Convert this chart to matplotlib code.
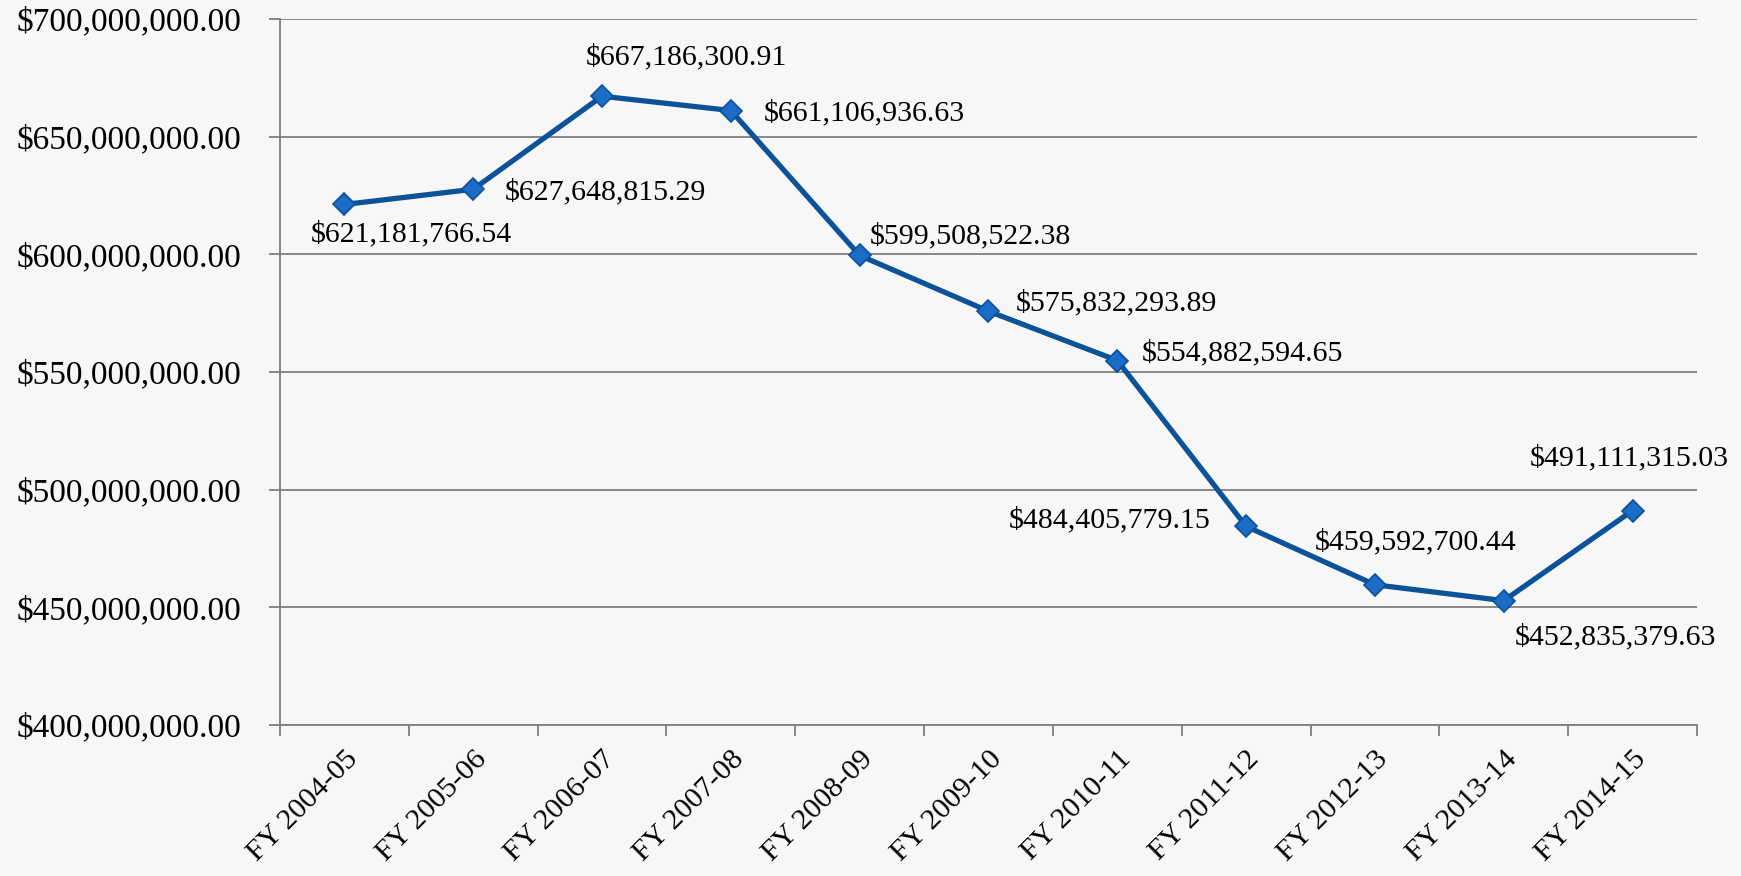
import matplotlib
matplotlib.use("Agg")
import matplotlib.pyplot as plt
from matplotlib.ticker import FixedLocator, FuncFormatter

categories = ["FY 2004-05", "FY 2005-06", "FY 2006-07", "FY 2007-08", "FY 2008-09",
              "FY 2009-10", "FY 2010-11", "FY 2011-12", "FY 2012-13", "FY 2013-14", "FY 2014-15"]
values = [621181766.54, 627648815.29, 667186300.91, 661106936.63, 599508522.38,
          575832293.89, 554882594.65, 484405779.15, 459592700.44, 452835379.63, 491111315.03]
y_ticks = [400e6, 450e6, 500e6, 550e6, 600e6, 650e6, 700e6]

# label placement (pixel offsets, alignment)
label_pos = [(67, -30, "center"), (32, -3, "left"), (84, 39, "center"), (33, -3, "left"),
             (10, 19, "left"), (27, 8, "left"), (24, 7, "left"), (-36, 6, "right"),
             (41, 43, "center"), (112, -36, "center"), (-3, 53, "center")]

plt.rcParams['font.family'] = ['Liberation Serif', 'DejaVu Serif']
bg = "#f7f7f7"
fig = plt.figure(figsize=(17.41, 8.76), dpi=100, facecolor=bg)
ax = fig.add_axes([280/1741, 1-725/876, (1697-280)/1741, (725-19)/876], facecolor=bg)

x = list(range(len(categories)))
ax.plot(x, values, color="#0b5299", lw=3.8, marker="D", ms=11,
        markerfacecolor="#1a6cc6", markeredgecolor="#0b5299", markeredgewidth=1.2, zorder=3)

for xi, v, (dx, dy, ha) in zip(x, values, label_pos):
    ax.annotate(f"${v:,.2f}", (xi, v), xytext=(dx, dy), textcoords="offset pixels",
                ha=ha, va="center", fontsize=21.5, color="black")

ax.set_xlim(-0.5, len(categories) - 0.5)
ax.set_ylim(400e6, 700e6)
ax.yaxis.set_major_locator(FixedLocator(y_ticks))
ax.yaxis.set_major_formatter(FuncFormatter(lambda v, p: f"${v:,.2f}"))
ax.grid(axis="y", color="#7f7f7f", lw=1.3)
ax.set_axisbelow(True)

ax.set_xticks(x)
ax.set_xticklabels(categories, rotation=45, ha="right", rotation_mode="anchor", fontsize=21.5)
ax.set_xticks([i - 0.5 for i in range(len(categories) + 1)], minor=True)
ax.tick_params(axis="x", which="major", length=0, pad=15)
ax.tick_params(axis="x", which="minor", length=8, width=1.3, color="#7f7f7f", direction="out")
ax.tick_params(axis="y", length=8, width=1.3, color="#7f7f7f", labelsize=24, pad=20)

for s in ["top", "right"]:
    ax.spines[s].set_visible(False)
for s in ["left", "bottom"]:
    ax.spines[s].set_color("#7f7f7f")
    ax.spines[s].set_linewidth(1.3)

fig.savefig("out.png", dpi=100, facecolor=bg)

-*-*-

● Your instructions: Exactly as they appear, print the lines of the listing above from its first line through the line that contains "from matplotlib.ticker import", minus the pictures.

● Solution:
Convert this chart to matplotlib code.
import matplotlib
matplotlib.use("Agg")
import matplotlib.pyplot as plt
from matplotlib.ticker import FixedLocator, FuncFormatter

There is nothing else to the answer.